→ Instruction
Out of the lines below, please list those that hold the string "this".

→ Task inputs
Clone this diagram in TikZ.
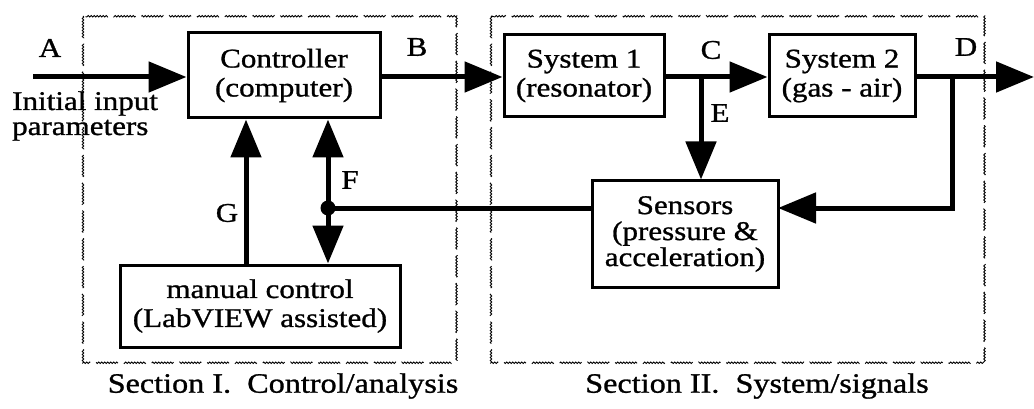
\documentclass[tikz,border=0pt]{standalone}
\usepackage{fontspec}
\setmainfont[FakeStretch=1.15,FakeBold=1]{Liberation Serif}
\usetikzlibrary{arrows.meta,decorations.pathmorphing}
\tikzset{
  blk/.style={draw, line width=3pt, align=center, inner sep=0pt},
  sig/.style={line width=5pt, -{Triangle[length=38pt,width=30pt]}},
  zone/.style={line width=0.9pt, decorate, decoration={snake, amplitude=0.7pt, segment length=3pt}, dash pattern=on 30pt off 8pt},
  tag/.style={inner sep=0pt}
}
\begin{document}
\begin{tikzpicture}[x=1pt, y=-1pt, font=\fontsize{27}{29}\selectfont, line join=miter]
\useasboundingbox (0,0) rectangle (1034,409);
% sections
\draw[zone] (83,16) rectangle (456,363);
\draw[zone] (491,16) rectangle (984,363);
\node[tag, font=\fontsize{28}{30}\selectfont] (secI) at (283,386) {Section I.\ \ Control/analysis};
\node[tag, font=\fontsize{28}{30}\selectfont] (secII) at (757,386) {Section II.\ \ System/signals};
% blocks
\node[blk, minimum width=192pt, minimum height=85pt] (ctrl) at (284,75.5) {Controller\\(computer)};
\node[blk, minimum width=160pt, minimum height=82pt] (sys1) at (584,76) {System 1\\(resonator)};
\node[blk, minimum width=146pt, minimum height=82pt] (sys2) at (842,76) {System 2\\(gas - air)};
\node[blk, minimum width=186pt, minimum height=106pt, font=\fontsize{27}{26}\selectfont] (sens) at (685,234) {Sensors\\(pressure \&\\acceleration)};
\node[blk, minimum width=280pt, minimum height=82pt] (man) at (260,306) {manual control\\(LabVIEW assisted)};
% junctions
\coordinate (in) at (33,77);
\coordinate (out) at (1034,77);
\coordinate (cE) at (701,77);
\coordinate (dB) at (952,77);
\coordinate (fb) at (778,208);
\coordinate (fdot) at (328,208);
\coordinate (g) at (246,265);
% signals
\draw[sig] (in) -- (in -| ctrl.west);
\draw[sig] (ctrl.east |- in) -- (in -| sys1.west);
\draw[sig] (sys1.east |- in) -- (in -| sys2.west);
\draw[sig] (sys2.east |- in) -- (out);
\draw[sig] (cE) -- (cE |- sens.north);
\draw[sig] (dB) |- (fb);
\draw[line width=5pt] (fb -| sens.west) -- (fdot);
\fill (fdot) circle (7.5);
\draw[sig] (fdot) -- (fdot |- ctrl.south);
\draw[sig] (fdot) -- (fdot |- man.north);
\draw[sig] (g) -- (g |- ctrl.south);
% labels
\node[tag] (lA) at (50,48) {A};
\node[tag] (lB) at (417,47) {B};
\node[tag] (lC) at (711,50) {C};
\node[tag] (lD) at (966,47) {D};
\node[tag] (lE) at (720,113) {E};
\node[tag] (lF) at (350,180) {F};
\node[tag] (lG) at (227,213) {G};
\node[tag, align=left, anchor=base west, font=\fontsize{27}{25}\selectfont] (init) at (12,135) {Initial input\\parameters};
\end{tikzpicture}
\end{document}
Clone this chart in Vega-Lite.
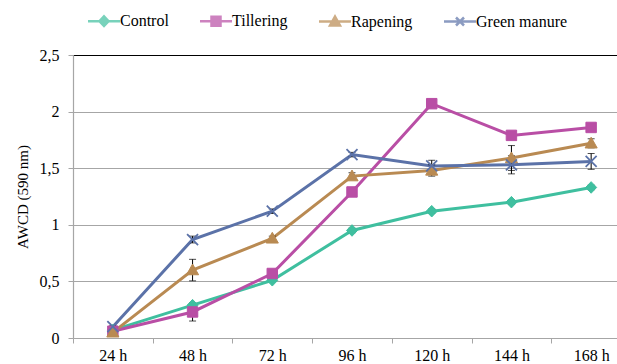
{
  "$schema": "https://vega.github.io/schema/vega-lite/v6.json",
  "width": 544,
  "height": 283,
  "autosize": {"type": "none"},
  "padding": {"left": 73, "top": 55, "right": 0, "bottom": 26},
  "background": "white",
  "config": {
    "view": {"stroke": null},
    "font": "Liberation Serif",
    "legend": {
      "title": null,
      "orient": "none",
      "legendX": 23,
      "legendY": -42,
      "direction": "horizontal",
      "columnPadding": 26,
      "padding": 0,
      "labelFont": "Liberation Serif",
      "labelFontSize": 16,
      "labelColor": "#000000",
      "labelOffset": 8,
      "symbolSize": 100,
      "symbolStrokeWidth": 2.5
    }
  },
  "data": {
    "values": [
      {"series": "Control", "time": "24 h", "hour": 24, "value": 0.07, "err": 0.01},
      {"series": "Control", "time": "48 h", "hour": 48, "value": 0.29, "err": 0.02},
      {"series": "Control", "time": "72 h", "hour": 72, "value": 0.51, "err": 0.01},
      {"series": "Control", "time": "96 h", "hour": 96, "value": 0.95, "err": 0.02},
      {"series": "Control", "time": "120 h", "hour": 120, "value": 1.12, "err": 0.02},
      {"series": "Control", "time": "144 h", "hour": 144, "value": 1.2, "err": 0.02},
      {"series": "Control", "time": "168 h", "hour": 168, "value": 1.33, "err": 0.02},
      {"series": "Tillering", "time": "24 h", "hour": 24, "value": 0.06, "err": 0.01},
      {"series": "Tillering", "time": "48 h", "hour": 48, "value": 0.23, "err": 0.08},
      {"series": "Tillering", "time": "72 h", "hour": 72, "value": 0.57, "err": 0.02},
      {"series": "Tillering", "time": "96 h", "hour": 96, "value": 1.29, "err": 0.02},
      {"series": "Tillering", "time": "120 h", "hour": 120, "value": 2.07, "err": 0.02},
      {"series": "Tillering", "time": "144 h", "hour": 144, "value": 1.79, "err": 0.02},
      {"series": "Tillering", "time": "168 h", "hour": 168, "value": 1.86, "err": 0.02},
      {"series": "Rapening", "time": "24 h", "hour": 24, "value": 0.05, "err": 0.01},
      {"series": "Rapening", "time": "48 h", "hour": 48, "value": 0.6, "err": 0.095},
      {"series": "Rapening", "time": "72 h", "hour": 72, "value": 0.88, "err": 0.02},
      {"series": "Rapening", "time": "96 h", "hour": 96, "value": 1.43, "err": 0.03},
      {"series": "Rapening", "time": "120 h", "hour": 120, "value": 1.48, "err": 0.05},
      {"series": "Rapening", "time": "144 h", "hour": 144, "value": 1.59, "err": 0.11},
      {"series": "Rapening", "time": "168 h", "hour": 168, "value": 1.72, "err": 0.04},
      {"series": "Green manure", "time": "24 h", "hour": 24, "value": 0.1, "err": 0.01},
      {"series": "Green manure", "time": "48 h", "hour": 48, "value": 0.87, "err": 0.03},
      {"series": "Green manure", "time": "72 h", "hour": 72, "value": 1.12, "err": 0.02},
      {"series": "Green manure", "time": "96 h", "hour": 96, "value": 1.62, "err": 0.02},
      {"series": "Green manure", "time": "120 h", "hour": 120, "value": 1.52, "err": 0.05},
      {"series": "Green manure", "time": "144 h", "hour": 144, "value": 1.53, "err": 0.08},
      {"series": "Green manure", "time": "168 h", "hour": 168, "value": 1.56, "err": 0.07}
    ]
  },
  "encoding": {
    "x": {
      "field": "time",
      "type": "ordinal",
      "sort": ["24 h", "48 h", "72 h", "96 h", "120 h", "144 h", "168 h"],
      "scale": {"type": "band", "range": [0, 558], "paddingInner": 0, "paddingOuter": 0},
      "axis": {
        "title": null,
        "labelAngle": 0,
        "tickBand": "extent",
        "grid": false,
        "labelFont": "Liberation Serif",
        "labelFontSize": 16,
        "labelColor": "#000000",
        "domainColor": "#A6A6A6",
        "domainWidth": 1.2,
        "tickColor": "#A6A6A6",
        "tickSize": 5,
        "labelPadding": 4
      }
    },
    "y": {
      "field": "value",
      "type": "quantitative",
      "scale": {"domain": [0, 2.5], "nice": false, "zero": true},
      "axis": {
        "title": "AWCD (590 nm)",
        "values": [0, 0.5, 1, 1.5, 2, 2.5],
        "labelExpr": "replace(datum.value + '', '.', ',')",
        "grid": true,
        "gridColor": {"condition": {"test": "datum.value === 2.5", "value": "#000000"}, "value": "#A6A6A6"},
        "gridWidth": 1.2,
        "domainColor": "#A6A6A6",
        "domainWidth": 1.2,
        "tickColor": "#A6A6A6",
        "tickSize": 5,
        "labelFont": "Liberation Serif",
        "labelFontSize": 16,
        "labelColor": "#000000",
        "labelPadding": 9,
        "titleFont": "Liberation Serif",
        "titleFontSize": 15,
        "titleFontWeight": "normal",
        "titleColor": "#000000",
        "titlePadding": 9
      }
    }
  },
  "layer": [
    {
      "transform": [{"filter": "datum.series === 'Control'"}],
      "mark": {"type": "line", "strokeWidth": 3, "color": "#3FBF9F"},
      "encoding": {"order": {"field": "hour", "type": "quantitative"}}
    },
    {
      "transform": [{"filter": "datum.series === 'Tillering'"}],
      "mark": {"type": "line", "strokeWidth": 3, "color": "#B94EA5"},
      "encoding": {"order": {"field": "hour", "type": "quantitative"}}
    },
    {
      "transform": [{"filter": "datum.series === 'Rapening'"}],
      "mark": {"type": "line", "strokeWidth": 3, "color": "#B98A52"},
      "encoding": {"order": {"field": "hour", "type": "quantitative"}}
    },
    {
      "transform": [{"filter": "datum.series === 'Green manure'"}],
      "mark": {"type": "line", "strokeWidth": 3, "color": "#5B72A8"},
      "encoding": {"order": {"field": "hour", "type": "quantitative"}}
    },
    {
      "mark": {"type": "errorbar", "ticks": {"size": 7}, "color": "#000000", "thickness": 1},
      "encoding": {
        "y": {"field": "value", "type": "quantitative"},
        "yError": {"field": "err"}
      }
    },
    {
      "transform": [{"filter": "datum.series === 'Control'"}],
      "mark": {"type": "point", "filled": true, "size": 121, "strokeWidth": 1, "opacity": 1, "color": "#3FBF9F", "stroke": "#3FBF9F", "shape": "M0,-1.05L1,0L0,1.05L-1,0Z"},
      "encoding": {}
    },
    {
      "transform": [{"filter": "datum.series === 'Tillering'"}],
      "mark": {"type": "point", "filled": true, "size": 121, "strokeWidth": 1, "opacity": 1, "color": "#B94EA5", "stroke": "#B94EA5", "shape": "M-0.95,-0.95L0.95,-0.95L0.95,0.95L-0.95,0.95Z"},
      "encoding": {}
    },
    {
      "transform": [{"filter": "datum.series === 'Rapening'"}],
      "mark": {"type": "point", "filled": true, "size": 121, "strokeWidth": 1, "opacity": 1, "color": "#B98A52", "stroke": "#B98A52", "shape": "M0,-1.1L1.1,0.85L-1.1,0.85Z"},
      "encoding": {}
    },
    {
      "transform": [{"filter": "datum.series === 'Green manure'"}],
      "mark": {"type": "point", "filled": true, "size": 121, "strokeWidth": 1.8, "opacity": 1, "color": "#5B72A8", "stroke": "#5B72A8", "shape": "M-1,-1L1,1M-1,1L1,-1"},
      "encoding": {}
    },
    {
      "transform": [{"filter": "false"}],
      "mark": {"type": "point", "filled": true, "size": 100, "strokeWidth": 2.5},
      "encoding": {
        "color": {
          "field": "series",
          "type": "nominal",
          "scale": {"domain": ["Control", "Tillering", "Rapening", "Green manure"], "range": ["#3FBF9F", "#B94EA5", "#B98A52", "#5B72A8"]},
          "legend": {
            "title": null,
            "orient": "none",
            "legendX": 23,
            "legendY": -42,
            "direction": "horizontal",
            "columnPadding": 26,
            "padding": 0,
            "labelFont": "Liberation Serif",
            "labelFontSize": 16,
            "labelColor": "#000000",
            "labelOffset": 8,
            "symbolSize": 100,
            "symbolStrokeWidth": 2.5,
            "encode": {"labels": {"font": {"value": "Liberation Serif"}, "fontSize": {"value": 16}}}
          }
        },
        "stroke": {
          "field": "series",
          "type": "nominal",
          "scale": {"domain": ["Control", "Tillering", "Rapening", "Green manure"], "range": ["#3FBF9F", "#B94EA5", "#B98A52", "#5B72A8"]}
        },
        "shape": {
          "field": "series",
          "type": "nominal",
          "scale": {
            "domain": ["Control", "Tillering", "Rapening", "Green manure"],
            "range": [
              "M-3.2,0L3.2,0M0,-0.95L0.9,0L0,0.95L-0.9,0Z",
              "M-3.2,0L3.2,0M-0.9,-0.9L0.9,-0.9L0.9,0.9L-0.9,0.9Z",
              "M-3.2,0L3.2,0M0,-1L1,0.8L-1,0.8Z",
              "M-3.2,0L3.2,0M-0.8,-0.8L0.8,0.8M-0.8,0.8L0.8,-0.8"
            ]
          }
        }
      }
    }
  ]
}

→ Problem solution
Clone this diagram in TikZ.
Clone this chart in Vega-Lite.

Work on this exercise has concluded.